Avocado Turkey Salad

This next recipe is a spin on turkey salad. Traditional turkey or chicken salad can be a nice way to pack protein into your day, But I personally do not like enjoy these heavy chicken salads packed full of mayonnaise. I thought it would be interesting to replace the mayo for avocado and Greek yogurt.

I think this recipe both smells and tastes better than traditional turkey salad. I strongly dislike the smell of hard cooked eggs (which is basically what commercial mayo smells like). I am just not a big fan of mayo, but I do love avocados. You can put this one a sandwich or even eat it with a spoon like I did.

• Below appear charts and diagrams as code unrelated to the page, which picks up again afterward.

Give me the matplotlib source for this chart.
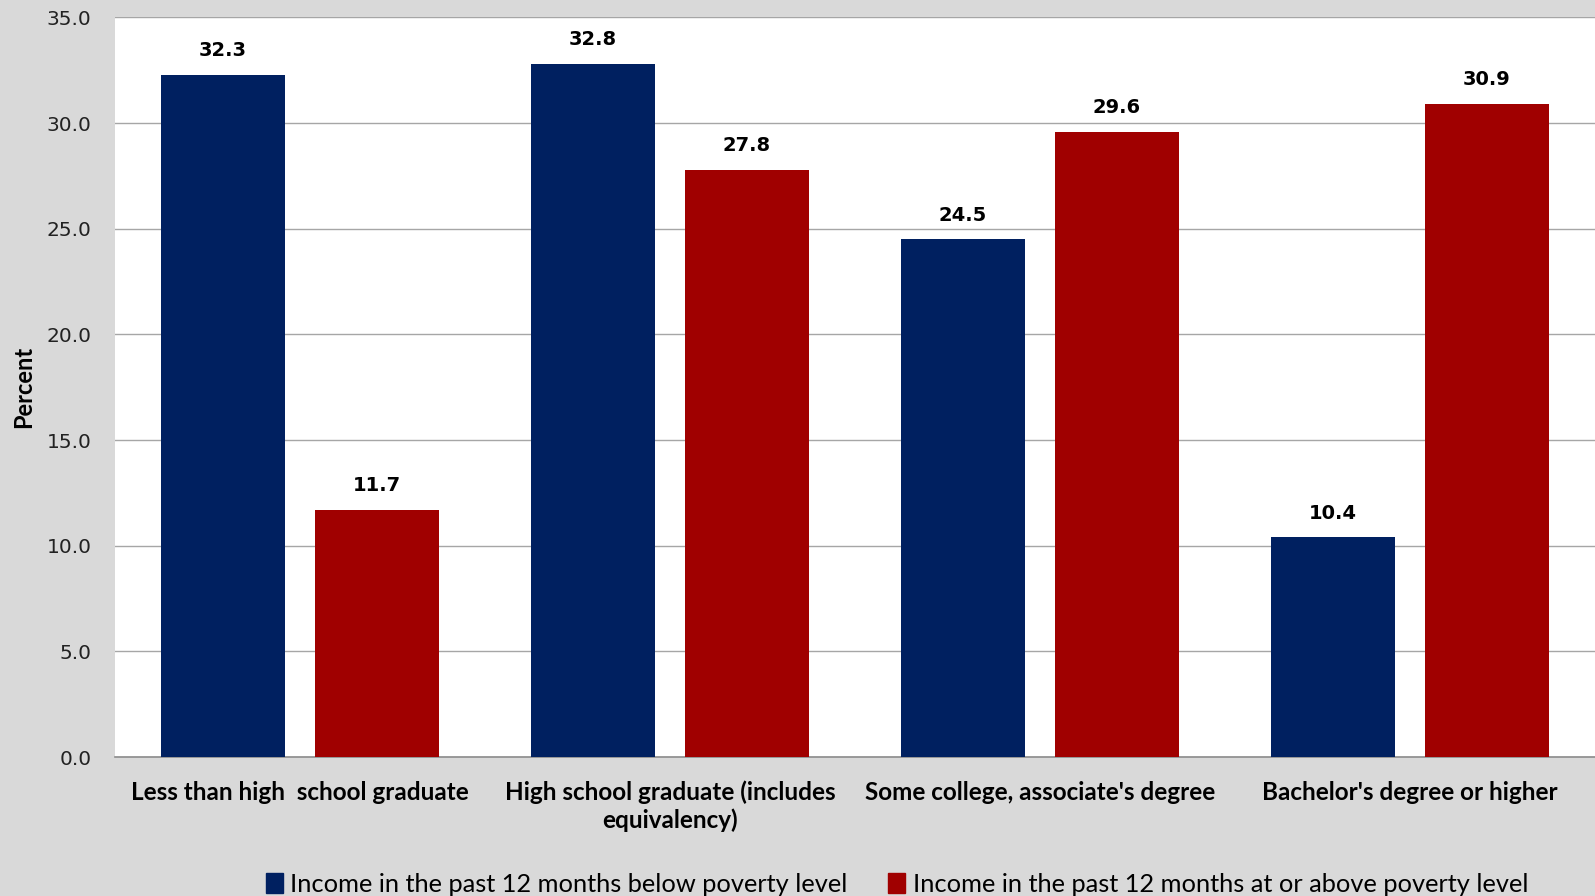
import matplotlib
matplotlib.use("Agg")
import matplotlib.pyplot as plt
import numpy as np
from matplotlib.patches import Patch

categories = ["Less than high  school graduate",
              "High school graduate (includes\nequivalency)",
              "Some college, associate's degree",
              "Bachelor's degree or higher"]
below_poverty = [32.3, 32.8, 24.5, 10.4]
above_poverty = [11.7, 27.8, 29.6, 30.9]
series_names = ["Income in the past 12 months below poverty level",
                "Income in the past 12 months at or above poverty level"]
yticks = [0, 5, 10, 15, 20, 25, 30, 35]

blue = "#002060"
red = "#A00000"
bg = "#D9D9D9"

fig = plt.figure(figsize=(15.95, 8.96), dpi=100, facecolor=bg)
ax = fig.add_axes([0.0721, 0.155, 0.9279, 0.8255])
ax.set_facecolor("white")

x = np.arange(len(categories))
w = 0.333
off = 0.208
b1 = ax.bar(x - off, below_poverty, w, color=blue, zorder=3)
b2 = ax.bar(x + off, above_poverty, w, color=red, zorder=3)

for bars, vals in ((b1, below_poverty), (b2, above_poverty)):
    for rect, v in zip(bars, vals):
        ax.text(rect.get_x() + rect.get_width() / 2, v + 0.7, f"{v:.1f}",
                ha="center", va="bottom", fontsize=14, fontweight="bold",
                family="DejaVu Sans")

ax.set_xlim(-0.5, 3.5)
ax.set_ylim(0, 35)
ax.set_yticks(yticks)
ax.set_yticklabels([f"{t:.1f}" for t in yticks], fontsize=14.5, family="DejaVu Sans",
                   color="#222222")
ax.yaxis.grid(True, color="#a6a6a6", linewidth=1.0, zorder=0)
ax.tick_params(axis="y", length=0, pad=17)
ax.tick_params(axis="x", length=0, pad=17)
ax.set_xticks(x)
ax.set_xticklabels(categories, fontsize=17.5, fontweight="bold", family="Lato",
                   linespacing=1.2)

for s in ("left", "right", "top"):
    ax.spines[s].set_visible(False)
ax.spines["bottom"].set_color("#8c8c8c")
ax.spines["bottom"].set_linewidth(1.2)

ax.set_ylabel("Percent", fontsize=17, fontweight="bold", family="Lato")
ax.yaxis.set_label_coords(-0.054, 0.5)

handles = [Patch(color=blue, label=series_names[0]),
           Patch(color=red, label=series_names[1])]
fig.legend(handles=handles, loc="center", bbox_to_anchor=(0.5625, 0.013), ncol=2,
           frameon=False, prop={"family": "Lato", "size": 18.3},
           handlelength=0.65, handleheight=0.8, handletextpad=0.3, columnspacing=1.6)

fig.savefig("out.png", dpi=100, facecolor=bg)
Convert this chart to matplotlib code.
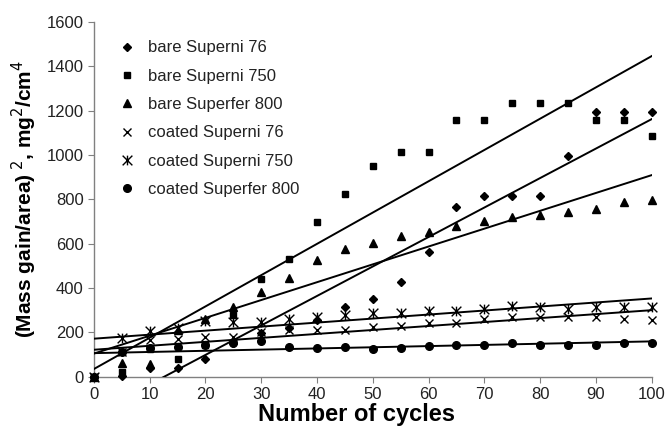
import numpy as np
import matplotlib
matplotlib.use("Agg")
import matplotlib.pyplot as plt
from matplotlib.path import Path

plt.rcParams["font.family"] = ["Liberation Sans", "DejaVu Sans"]

# ── Data ─────────────────────────────────────────────────────────

cycles = np.arange(0, 101, 5)

bare_superni76 = [0, 5, 40, 40, 80, 150, 195, 220, 255, 315, 352,
                  427, 562, 765, 817, 817, 817, 997, 1193, 1193, 1193]
bare_superni750 = [0, 22, 125, 82, 145, 277, 439, 532, 697, 825, 948,
                   1014, 1014, 1157, 1157, 1235, 1235, 1235, 1157, 1157, 1086]
bare_superfer800 = [0, 60, 55, 210, 259, 315, 382, 447, 528, 577, 605,
                    634, 652, 680, 700, 720, 731, 742, 757, 787, 795]
coated_superni76 = [0, 110, 165, 170, 180, 180, 200, 210, 210, 210, 222,
                    227, 240, 242, 262, 270, 270, 270, 270, 262, 255]
coated_superni750 = [0, 175, 208, 220, 250, 247, 247, 262, 270, 277, 285,
                     285, 295, 295, 307, 317, 314, 307, 314, 314, 314]
coated_superfer800 = [0, 112, 128, 135, 142, 150, 160, 135, 128, 132, 126,
                      130, 138, 143, 143, 153, 143, 143, 143, 153, 150]

labels = ["bare Superni 76", "bare Superni 750", "bare Superfer 800",
          "coated Superni 76", "coated Superni 750", "coated Superfer 800"]

# Excel-style "star" marker: an x with a vertical bar
star = Path([(-1, -1), (1, 1), (-1, 1), (1, -1), (0, -1), (0, 1)],
            [Path.MOVETO, Path.LINETO, Path.MOVETO, Path.LINETO,
             Path.MOVETO, Path.LINETO])

series = [
    (bare_superni76, dict(marker="D", ms=4.5)),
    (bare_superni750, dict(marker="s", ms=5)),
    (bare_superfer800, dict(marker="^", ms=6)),
    (coated_superni76, dict(marker="x", ms=6, mew=1.0)),
    (coated_superni750, dict(marker=star, ms=7, mew=1.0)),
    (coated_superfer800, dict(marker="o", ms=5.5)),
]

# ── Plot ─────────────────────────────────────────────────────────

fig = plt.figure(figsize=(6.71, 4.37), dpi=100)
ax = fig.add_axes([0.140, 0.138, 0.831, 0.812])

xfit = np.array([0, 100])
for (y, style), lab in zip(series, labels):
    ax.plot(cycles, y, linestyle="none", color="black", mfc="black",
            mec="black", label=lab, clip_on=False, zorder=4, **style)
    k, b = np.polyfit(cycles, y, 1)
    ax.plot(xfit, k * xfit + b, color="black", lw=1.4, zorder=3)

ax.set_xlim(0, 100)
ax.set_ylim(0, 1600)
ax.set_xticks(np.arange(0, 101, 10))
ax.set_yticks(np.arange(0, 1601, 200))

for side in ("top", "right"):
    ax.spines[side].set_visible(False)
for side in ("left", "bottom"):
    ax.spines[side].set_color("#808080")
    ax.spines[side].set_linewidth(1.0)
ax.tick_params(direction="out", length=4, color="#808080",
               labelsize=12, labelcolor="#222222")

ax.set_xlabel("Number of cycles", fontsize=17, fontweight="bold")
ax.xaxis.set_label_coords(0.47, -0.075)
ax.set_ylabel(r"(Mass gain/area)$^{\ 2}$, mg$^{2}$/cm$^{4}$",
              fontsize=15, fontweight="bold", labelpad=5)

ax.legend(loc="upper left", bbox_to_anchor=(0.01, 0.99), frameon=False,
          fontsize=12, handletextpad=0.5, labelspacing=0.8,
          handlelength=1.5, labelcolor="#222222")

fig.savefig("out.png", dpi=100)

  • one pound cooked chicken or turkey breast
  • one avocado
  • 1/4 cup plain Greek yogurt
  • 2 tablespoons apple cider vinegar
  • 1/3 cup dried cranberries
  • salt and  pepper to taste
  1. Shred chicken or turkey with a fork, or alternatively, cut into bite size pieces.
  2. In a medium bowl, combine avocado, Greek yogurt, and apple cider vinegar using a potato masher or wooden spoon so that the avocado breaks down into a creamy mixture.
  3. Stir in the chicken/turkey and dried cranberries. Season with salt and pepper to taste. This can be enjoyed immediately, but I like it served chilled. This will keep in the fridge for a few days. The vinegar should stunt the browning of the avocado.

I hope you enjoy this simple but creamy chicken or turkey salad. I can’t wait to have more of this turkey salad for lunch tomorrow.